Chacun ayant des intérêts qui lui sont propres, le sujet a donné lieu à
beaucoup de cacophonie et n’a pas encore atteint le grand public qui ne perçoit
pas l’impact de la gouvernance d’Internet dans sa vie de tous les jours. C’est
pourquoi l’Institut G9+,
think tank du numérique, s’est de nouveau penché sur ce sujet en organisant le
10 avril 2014 une conférence sur ce sujet. (NB : le G9+ avait organisé dès
février 2004 la première
conférence internationale qui avait suivi le 1er Sommet
Mondial sur la Société de l’Information (SMSI) de Genève. Le G9+ avait
également promu et participé à l’organisation d’EGENI 2004, les
Etats Généraux du Nommage Internet.
1. Faire-savoir. Pour que le
sujet et ses enjeux soient bien compris il faut le vulgariser et ne pas le
laisser aux mains des techniciens et des juristes. Le besoin
d'évangélisation du sujet est grand : trop peu de citoyens ont conscience que la
gouvernance d’Internet les concerne et que cette question reste à la portée de
tous. Simplification, approche pédagogique et surtout compréhension des enjeux
sont les priorités. Par ailleurs, de nombreuses remarques reviennent
régulièrement sur le peu d’intérêt de la classe politique pour la Gouvernance
d’Internet, certainement le reflet de la faible préoccupation des citoyens
eux-mêmes. La non présence de politiques au Forum de la Gouvernance Internet,
organisé le 10 Mars 2014 Paris, en est un exemple. Si l’appareil politique
français, mais aussi européen, doit se saisir de ce sujet, il se doit de
contribuer au faire-savoir et à la sensibilisation de
la population aux enjeux qui les touchent : la protection des données
et la neutralité du Net notamment. La présence de la secrétaire d’Etat au
Numérique, Axelle Lemaire, à la conférence NetMundial d’Avril 2014 va dans le
bon sens et doit initier le début d’une implication des politiques français dans
les débats.
L’exemple de l’ICANN et des noms de
domaine : comment une question technique a un impact business
majeur
Sans
entrer dans les détails rappelons seulement que l’ICANN est une société
américaine qui gère les noms de domaine « .com » et « .net ». Elle délègue à
l’AFNIC (Association loi 1901) la gestion des « .fr ». Jusqu’à présent l’ICANN
était une société américaine contrôlée par le Département du Commerce américain
et ce contrôle l’empêchait de jouer son rôle de régulateur. C’est pourquoi la
multi-gouvernance de l’ICANN a souvent été demandée.
Le
rapport entre noms de domaine, gestion des adresses IP, business et
compétitivité n’est pas évident au premier coup d’œil. Quand une entreprise ou
un particulier veut créer un site web et enregistrer un nom de domaine il ne
voit pas en quoi le fait qu’il soit géré par l’ICANN, l’AFNIC ou Tartempion est
important. Ce qui compte c’est que le nom de domaine soit libre et que la
personne, publique ou privée, puisse diffuser du contenu important pour elle via
son site web. Les enjeux deviennent beaucoup plus palpables dès que l’on parle
des noms de domaine de second niveau dont l’impact sur une profession peut être
retentissant comme par exemples les « .vin », « .archi » ou même ou « .XXX »

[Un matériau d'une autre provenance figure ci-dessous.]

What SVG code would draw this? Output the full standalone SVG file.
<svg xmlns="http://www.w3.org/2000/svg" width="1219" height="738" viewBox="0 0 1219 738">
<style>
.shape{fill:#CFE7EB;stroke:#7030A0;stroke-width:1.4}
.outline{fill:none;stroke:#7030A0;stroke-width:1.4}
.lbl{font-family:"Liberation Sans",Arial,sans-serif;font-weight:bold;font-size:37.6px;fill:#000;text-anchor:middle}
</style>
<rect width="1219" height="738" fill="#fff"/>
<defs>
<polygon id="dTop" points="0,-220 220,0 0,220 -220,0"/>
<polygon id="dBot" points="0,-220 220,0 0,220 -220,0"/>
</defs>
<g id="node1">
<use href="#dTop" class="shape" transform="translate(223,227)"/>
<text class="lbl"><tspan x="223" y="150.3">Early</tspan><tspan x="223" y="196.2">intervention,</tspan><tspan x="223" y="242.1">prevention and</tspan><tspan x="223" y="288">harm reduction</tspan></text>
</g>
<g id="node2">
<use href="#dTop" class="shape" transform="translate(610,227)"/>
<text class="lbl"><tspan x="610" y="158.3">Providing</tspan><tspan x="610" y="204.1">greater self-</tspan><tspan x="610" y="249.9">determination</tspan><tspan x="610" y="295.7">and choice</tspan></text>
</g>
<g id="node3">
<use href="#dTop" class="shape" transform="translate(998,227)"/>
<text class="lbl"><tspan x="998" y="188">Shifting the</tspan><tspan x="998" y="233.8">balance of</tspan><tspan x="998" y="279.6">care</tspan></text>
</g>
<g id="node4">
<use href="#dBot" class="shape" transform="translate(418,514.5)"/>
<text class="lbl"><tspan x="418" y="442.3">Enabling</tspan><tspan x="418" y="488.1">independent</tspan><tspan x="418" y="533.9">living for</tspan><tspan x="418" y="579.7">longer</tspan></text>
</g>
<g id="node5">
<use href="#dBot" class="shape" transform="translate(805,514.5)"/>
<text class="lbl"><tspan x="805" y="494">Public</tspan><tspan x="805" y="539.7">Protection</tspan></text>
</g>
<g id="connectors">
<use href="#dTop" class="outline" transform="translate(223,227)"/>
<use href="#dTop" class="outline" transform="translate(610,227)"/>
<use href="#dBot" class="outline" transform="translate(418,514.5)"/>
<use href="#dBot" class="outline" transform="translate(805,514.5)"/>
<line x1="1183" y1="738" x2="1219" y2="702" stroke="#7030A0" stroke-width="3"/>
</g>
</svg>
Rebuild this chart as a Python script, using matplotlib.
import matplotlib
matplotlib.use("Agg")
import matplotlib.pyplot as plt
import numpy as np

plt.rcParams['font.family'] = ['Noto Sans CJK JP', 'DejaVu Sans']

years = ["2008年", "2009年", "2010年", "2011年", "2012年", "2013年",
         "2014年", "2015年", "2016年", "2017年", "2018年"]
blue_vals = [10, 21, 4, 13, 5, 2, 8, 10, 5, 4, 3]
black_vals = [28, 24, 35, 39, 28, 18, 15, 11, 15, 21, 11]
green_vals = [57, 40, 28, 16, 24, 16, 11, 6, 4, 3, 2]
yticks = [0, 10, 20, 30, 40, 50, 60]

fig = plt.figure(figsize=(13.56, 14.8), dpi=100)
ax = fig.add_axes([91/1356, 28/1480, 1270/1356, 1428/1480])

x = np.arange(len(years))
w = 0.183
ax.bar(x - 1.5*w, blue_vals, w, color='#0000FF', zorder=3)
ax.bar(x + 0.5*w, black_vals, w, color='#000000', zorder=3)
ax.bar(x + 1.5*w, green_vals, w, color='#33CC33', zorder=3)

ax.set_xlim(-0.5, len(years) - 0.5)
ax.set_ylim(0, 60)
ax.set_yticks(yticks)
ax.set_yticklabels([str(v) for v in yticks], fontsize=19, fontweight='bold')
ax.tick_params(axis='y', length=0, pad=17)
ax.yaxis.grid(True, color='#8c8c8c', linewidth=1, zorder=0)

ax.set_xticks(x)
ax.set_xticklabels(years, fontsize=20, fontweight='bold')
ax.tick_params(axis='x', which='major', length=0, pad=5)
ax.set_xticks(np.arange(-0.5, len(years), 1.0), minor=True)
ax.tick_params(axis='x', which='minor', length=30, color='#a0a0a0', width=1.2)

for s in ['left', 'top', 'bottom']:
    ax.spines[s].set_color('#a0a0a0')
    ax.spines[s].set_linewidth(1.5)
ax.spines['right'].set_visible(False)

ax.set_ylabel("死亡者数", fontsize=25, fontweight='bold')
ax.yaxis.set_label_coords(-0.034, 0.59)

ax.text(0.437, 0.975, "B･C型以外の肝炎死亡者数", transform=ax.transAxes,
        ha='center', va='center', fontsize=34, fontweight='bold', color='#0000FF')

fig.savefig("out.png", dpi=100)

(pornographie). « Jusqu'à présent, les règles étaient édictées, dans des
salles obscures et fermées, par des informaticiens qui n'avaient pas forcément
réalisé que les décisions de l'ICANN prises lors d'une réunion technique en
Californie pouvaient avoir un immense impact, par exemple, sur les producteurs
de vins en Australie », comme la secrétaire d’Etat au Numérique Axelle
Lemaire l’a rappelé le 25/04/2014.
Changement majeur, les Etats-Unis ont
annoncé en Mars 2014 qu’ils allaient abandonner le contrôle de cette société.
L’ICANN va changer de statut en 2015 pour devenir une société gérée par
plusieurs pays et dont le siège ne sera plus en Californie mais très
probablement en Suisse. C’est un premier pas important et il faut continuer dans
cette lancée.
2. Pour être considéré, il faut
peser. Autant il est facile de prendre part au débat, autant il
est difficile de faire évoluer le modèle actuel qui défend différents intérêts.
Alors comment faire poids ? Parmi les pistes les plus significatives il y a :
les puissances économiques, l’essor d’un nouveau marché tel que l’Internet des
Objets, la
francophonie, et la loi comme principe inaliénable auquel personne, qu'il
s'agisse d'une entité morale ou physique, ne peut se soustraire.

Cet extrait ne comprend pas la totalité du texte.